Interestingly enough, the condition is true for a 3 x 7 chessboard, and the proof is slightly shorter! In each of the seven columns, there are three squares, so there are a pair of the same color in that column. With three possible ways to select the pair out of the three squares and two colors, there are six pair/color possibilities in all. Then in two of the columns, the pairs are in the same position and of the same color, hence our rectangle.

polya78 wrote: Interestingly enough, the condition is true for a 3 x 7 chessboard, and the proof is slightly shorter! In each of the seven columns, there are three squares, so there are a pair of the same color in that column. With three possible ways to select the pair out of the three squares and two colors, there are six pair/color possibilities in all. Then in two of the columns, the pairs are in the same position and of the same color, hence our rectangle. Doesn´t this happen to be USAMO 1976 Problem 1? The solution on that page does mention 3 x 7 chessboards.
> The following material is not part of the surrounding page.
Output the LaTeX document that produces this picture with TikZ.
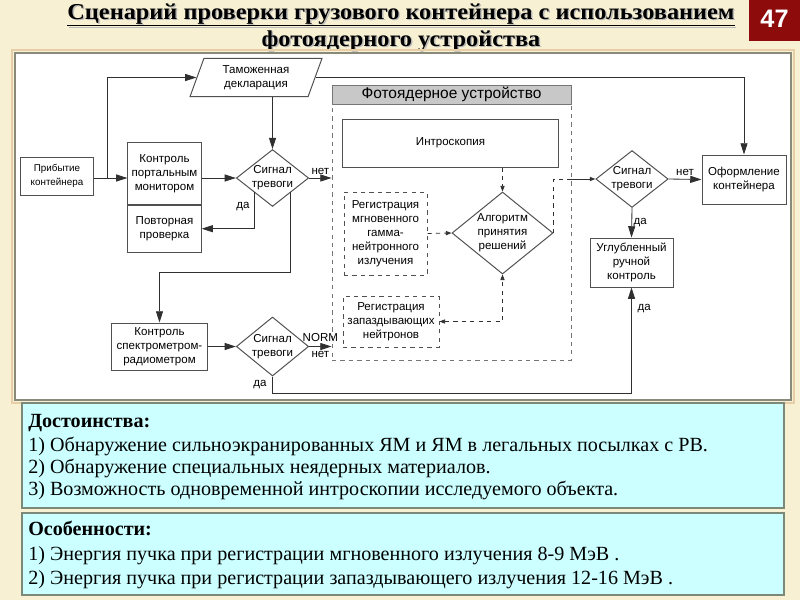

Also this thread is quite old having reached 1.5 years of age and had been dormant for a long period of time so it is likely considered a revive? though I am a bit of a newbie so... XD

Bad solution (a) By the pigeonhole principle, each row must have at least $4$ of one color. Notice by pigeonhole that we must also have at least two rows with the same color having at least $4$ of one color. WLOG let the color be black and the rows be the first and second rows. FTSOC suppose there are no rectangles with all four corners colored the same. Let there be $x\ge 4$ black squares in the first row. Then, if two black squares in the second row are directly under black squares in the first row, we have a rectangle with all four corners black. Hence, we must place all but one of the black squares in the second row below white squares in the first row. Therefore, we have at most $7-x+1$ black squares in the second row so $4\le 7-x+1$ and $x\le 4$ so $x=4.$ Next, we consider the third row. Notice each black square must go under a black square in the first row or under a black square in the second row (or both). Hence, if there are at least $3$ black squares in the third row, two must go under black squares in the first row or two must go under black squares in the second row by the pigeonhole principle. This means we have a rectangle with all four corners black, so we have at most $2$ black squares in the third row. Similarly, we have at most $2$ black squares in the fourth row. Then, we place the white squares in the third row, noting that we have at least $5.$ When we place white squares in the fourth row, at most $2$ of them can go directly under black squares, so at least $3$ of them must go directly under white squares. But this forms rectangles with all corners white, a contradiction. (b)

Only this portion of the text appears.